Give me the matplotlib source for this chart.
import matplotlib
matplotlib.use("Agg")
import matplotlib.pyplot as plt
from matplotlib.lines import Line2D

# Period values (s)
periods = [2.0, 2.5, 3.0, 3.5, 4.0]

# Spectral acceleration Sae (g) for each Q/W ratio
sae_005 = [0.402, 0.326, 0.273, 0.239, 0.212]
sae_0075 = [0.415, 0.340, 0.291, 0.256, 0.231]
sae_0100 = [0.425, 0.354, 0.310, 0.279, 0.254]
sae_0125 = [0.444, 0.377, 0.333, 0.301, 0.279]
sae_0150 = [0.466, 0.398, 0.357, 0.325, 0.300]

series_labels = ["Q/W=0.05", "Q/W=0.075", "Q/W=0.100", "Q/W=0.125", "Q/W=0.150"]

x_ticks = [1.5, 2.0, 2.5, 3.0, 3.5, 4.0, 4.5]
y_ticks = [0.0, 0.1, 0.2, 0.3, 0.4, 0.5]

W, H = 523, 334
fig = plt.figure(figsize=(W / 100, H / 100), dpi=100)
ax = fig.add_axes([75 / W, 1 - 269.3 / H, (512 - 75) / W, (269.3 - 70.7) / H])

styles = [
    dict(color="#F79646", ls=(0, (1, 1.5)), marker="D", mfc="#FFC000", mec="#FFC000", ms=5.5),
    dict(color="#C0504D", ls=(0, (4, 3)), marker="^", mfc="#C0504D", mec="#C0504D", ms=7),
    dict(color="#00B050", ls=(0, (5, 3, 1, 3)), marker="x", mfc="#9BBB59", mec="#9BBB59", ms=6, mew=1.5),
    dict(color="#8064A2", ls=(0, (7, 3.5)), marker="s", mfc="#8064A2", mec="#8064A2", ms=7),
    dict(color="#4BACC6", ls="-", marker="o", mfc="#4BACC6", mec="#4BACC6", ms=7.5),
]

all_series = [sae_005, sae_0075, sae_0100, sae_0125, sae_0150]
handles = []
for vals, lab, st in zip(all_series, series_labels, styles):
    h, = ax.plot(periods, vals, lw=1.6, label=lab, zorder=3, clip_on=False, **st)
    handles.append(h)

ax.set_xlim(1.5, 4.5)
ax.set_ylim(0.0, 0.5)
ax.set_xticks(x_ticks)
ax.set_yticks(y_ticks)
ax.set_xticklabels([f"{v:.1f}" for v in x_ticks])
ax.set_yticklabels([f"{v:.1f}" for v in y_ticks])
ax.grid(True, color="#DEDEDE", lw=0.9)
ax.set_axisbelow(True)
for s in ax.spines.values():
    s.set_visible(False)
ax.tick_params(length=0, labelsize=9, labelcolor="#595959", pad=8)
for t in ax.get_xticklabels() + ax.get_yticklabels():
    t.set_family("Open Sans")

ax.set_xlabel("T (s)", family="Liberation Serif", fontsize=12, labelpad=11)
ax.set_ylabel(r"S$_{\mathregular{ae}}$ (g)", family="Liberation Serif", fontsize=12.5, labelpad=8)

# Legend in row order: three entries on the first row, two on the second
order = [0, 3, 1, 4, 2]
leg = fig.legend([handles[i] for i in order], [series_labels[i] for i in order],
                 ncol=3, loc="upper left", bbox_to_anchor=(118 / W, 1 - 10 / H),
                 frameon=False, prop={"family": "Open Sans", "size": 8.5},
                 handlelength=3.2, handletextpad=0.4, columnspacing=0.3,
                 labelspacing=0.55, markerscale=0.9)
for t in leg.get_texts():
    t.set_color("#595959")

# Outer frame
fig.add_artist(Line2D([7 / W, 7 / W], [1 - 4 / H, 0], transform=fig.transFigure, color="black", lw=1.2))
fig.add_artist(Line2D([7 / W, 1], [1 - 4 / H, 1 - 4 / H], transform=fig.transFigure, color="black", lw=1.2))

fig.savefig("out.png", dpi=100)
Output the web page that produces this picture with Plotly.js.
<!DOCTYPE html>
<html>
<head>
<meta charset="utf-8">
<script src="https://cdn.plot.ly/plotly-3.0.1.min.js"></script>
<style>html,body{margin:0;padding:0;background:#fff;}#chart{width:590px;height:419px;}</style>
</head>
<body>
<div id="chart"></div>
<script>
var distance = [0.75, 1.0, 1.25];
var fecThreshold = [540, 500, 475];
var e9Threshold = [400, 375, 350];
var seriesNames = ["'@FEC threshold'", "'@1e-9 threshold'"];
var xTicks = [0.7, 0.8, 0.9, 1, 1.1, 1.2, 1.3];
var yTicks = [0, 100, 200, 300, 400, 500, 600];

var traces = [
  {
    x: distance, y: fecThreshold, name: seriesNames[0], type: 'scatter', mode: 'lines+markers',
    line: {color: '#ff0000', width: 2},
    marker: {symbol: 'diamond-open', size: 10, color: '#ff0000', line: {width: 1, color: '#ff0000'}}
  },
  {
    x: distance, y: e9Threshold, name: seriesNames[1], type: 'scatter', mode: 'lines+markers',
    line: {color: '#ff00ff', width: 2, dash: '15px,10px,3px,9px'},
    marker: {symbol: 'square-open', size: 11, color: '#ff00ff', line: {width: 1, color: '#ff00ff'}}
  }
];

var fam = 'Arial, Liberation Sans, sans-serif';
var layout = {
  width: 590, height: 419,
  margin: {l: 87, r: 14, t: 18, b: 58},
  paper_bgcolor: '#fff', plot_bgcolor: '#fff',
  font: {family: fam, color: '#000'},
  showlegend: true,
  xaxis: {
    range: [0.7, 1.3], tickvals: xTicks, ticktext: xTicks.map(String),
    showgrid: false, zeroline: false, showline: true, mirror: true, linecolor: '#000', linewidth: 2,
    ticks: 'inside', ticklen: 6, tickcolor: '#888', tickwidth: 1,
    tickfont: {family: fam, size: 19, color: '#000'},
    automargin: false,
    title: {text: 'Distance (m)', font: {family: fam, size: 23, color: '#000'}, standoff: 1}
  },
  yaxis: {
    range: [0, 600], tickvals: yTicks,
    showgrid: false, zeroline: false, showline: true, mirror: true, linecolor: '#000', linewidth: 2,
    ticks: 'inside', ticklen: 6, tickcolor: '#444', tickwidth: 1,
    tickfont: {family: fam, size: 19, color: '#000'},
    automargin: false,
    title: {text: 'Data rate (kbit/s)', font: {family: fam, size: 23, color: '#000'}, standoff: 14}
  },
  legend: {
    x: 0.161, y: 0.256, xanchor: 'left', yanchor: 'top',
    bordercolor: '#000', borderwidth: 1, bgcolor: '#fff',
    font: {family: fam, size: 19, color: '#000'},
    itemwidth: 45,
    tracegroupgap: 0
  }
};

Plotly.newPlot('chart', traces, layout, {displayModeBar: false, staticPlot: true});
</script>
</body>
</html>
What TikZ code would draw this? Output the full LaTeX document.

> [What you have to do]:
From the listing above, output exactly the run of lines that starts with the line containing "Output the web" and ends with the line containing "var yTicks = [0, 100, 200, 300, 400, 500, 600];".

> [Result]:
Output the web page that produces this picture with Plotly.js.
<!DOCTYPE html>
<html>
<head>
<meta charset="utf-8">
<script src="https://cdn.plot.ly/plotly-3.0.1.min.js"></script>
<style>html,body{margin:0;padding:0;background:#fff;}#chart{width:590px;height:419px;}</style>
</head>
<body>
<div id="chart"></div>
<script>
var distance = [0.75, 1.0, 1.25];
var fecThreshold = [540, 500, 475];
var e9Threshold = [400, 375, 350];
var seriesNames = ["'@FEC threshold'", "'@1e-9 threshold'"];
var xTicks = [0.7, 0.8, 0.9, 1, 1.1, 1.2, 1.3];
var yTicks = [0, 100, 200, 300, 400, 500, 600];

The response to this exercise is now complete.